The question people really need to be asking right now, is where is the peer-reviewed health data that unequivocally recommends mandated vaccinations?
Victoria is currently looking at introducing something similar. Several weeks ago Queensland Premier Annastacia Palaszczuk stopped allowing unvaccinated essential workers to cross the border from NSW. In NSW, several industries have been forced to implement ‘no jab, no job’ policies.
Public at its wit’s end
And yet, in amongst all of the tax-payer funded strategies that have been put in place to manage COVID-19 — the heavy-handed policing, the financial handouts to crippled businesses, the money being poured into domestic violence services, the investment in the mental health sector.
Hospitals, it would appear, have received very little attention, despite the fact that at the start of the pandemic we were told lockdowns and restricting movement were critical components of pandemic management so that we would avoid hospital overload and an ensuing crisis in the healthcare system.
Australians have been largely compliant with public health laws. So it’s important to ask whether our governments have also delivered on their responsibility to adequately equip our hospitals?
Hundreds of nurses around New South Wales have written an open letter to the Premier which would suggest not.
For weeks there have been warnings that if the Delta case numbers continue to rise at significant rates, then New South Wales hospitals may be forced to set up makeshift ICU wards in surgical operating theatres and require staff to care for more than one ICU patient at a time. The letter states:
“It is our professional view that ICUs were in crisis prior to the current Covid-19 pandemic. The added demands of the pandemic, testing capacity and surging admissions are forcing our clinical workforce to the brink, placing our registration at risk on every shift and compromising patient care.”

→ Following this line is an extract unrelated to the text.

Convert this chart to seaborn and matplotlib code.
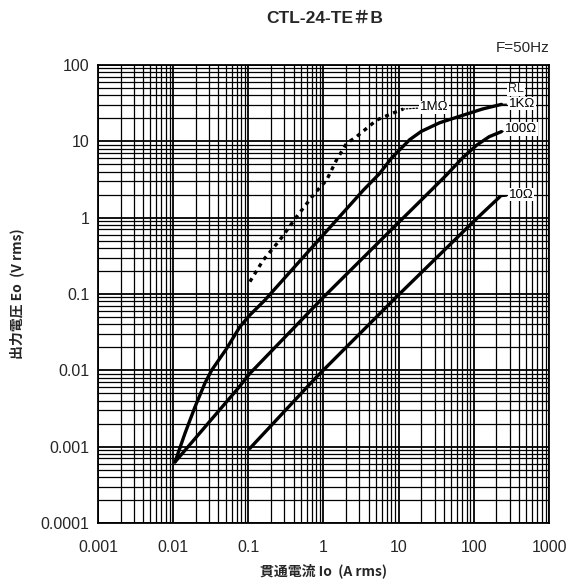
import matplotlib
matplotlib.use("Agg")
import matplotlib.pyplot as plt
import seaborn as sns
import pandas as pd

# values (log-log curves, A rms -> V rms)
x_1m = [0.105, 0.158, 0.263, 0.44, 0.77, 1.1, 1.49, 2.03, 2.75, 5.1, 8.0, 11.5]
y_1m = [0.145, 0.278, 0.51, 1.03, 2.1, 3.1, 5.7, 9.4, 11.5, 19.0, 23.0, 26.5]

x_1k = [0.0106, 0.0144, 0.0195, 0.0265, 0.0325, 0.051, 0.077, 0.105, 0.166,
        0.36, 0.97, 3.4, 5.6, 8.0, 10.4, 14, 20, 35, 72, 130, 233]
y_1k = [0.00063, 0.0015, 0.0033, 0.0068, 0.01, 0.019, 0.037, 0.053, 0.083,
        0.195, 0.58, 2.3, 3.8, 6.0, 7.8, 10.5, 13.5, 17.5, 22.0, 26.5, 30.5]

x_100 = [0.0106, 0.073, 0.105, 0.36, 0.99, 10.4, 20, 43, 70, 109, 160, 233]
y_100 = [0.00063, 0.0058, 0.0091, 0.032, 0.09, 0.9, 1.7, 3.6, 6.0, 8.9, 11.5, 13.4]

x_10 = [0.105, 0.81, 9.4, 98, 222]
y_10 = [0.00095, 0.0082, 0.092, 0.88, 1.88]

x_ticks = [0.001, 0.01, 0.1, 1, 10, 100, 1000]
x_labels = ["0.001", "0.01", "0.1", "1", "10", "100", "1000"]
y_ticks = [0.0001, 0.001, 0.01, 0.1, 1, 10, 100]
y_labels = ["0.0001", "0.001", "0.01", "0.1", "1", "10", "100"]

sns.set_style("white")
plt.rcParams["font.family"] = ["Liberation Sans", "Noto Sans CJK JP", "DejaVu Sans"]
cjk = ["Noto Sans CJK JP", "DejaVu Sans"]

fig = plt.figure(figsize=(5.83, 5.84), dpi=100)
ax = fig.add_axes([0.168, 0.1045, 0.7737, 0.7842])
ax.set_xscale("log")
ax.set_yscale("log")
ax.set_xlim(0.001, 1000)
ax.set_ylim(0.0001, 100)

ax.grid(which="major", color="black", lw=1.3)
ax.grid(which="minor", color="black", lw=0.9)
ax.set_axisbelow(True)

curves = [
    ("1MΩ", x_1m, y_1m, (0, (1.2, 1.4))),
    ("1KΩ", x_1k, y_1k, "-"),
    ("100Ω", x_100, y_100, "-"),
    ("10Ω", x_10, y_10, "-"),
]
for name, xs, ys, ls in curves:
    df = pd.DataFrame({"x": xs, "y": ys})
    sns.lineplot(data=df, x="x", y="y", ax=ax, color="black", lw=2.4,
                 linestyle=ls, sort=False, estimator=None)

# curve labels with short leader lines from the curve end
label_pos = {"1MΩ": (19, 28), "1KΩ": (290, 31), "100Ω": (262, 14.5), "10Ω": (290, 2.0)}
for name, xs, ys, ls in curves:
    lx, ly = label_pos[name]
    ax.annotate(name, xy=(xs[-1], ys[-1]), xytext=(lx, ly), textcoords="data",
                fontsize=9.5, va="center", ha="left", color="black",
                arrowprops=dict(arrowstyle="-", lw=0.9, color="black",
                                shrinkA=1, shrinkB=0, linestyle=ls),
                bbox=dict(boxstyle="square,pad=0.05", fc="white", ec="none"))
ax.text(285, 48, "RL", fontsize=9, va="center", ha="left",
        bbox=dict(boxstyle="square,pad=0.05", fc="white", ec="none"))

ax.set_xticks(x_ticks)
ax.set_xticklabels(x_labels)
ax.set_yticks(y_ticks)
ax.set_yticklabels(y_labels)
ax.tick_params(axis="x", which="both", length=0, pad=12, labelsize=11.5)
ax.tick_params(axis="y", which="both", length=0, pad=6, labelsize=11.5)
ax.tick_params(which="minor", labelbottom=False, labelleft=False)
for sp in ax.spines.values():
    sp.set_color("black")
    sp.set_linewidth(1.3)

ax.set_xlabel("貫通電流 Io  (A rms)", family=cjk, fontsize=10, fontweight="bold",
              labelpad=6)
ax.set_ylabel("出力電圧 Eo  (V rms)", family=cjk, fontsize=10, fontweight="bold",
              labelpad=12)

fig.text(0.557, 0.969, "CTL-24-TE＃B", ha="center", va="center",
         fontsize=12.5, fontweight="bold")
fig.text(0.9417, 0.918, "F=50Hz", ha="right", va="center", fontsize=11)

fig.savefig("out.png", dpi=100)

While there has been some investment in ventilators, as one nurse told the media: “You need trained ICU nurses to manage them. They aren’t like turning on a washing machine.”
Demand for accountability
We must not forget that some of the leaders making these very serious decisions about our health, our personal freedoms and how our tax dollars are being spent to manage the pandemic have already demonstrated that there’s one law for them, and one law for everybody else.
It is a bit reminiscent of George Orwell’s Animal Farm where ‘all animals are equal, but some are more equal than others.’
We urgently need more accountability around the laws and rules that are being introduced, some of which have serious long-term consequences for this country.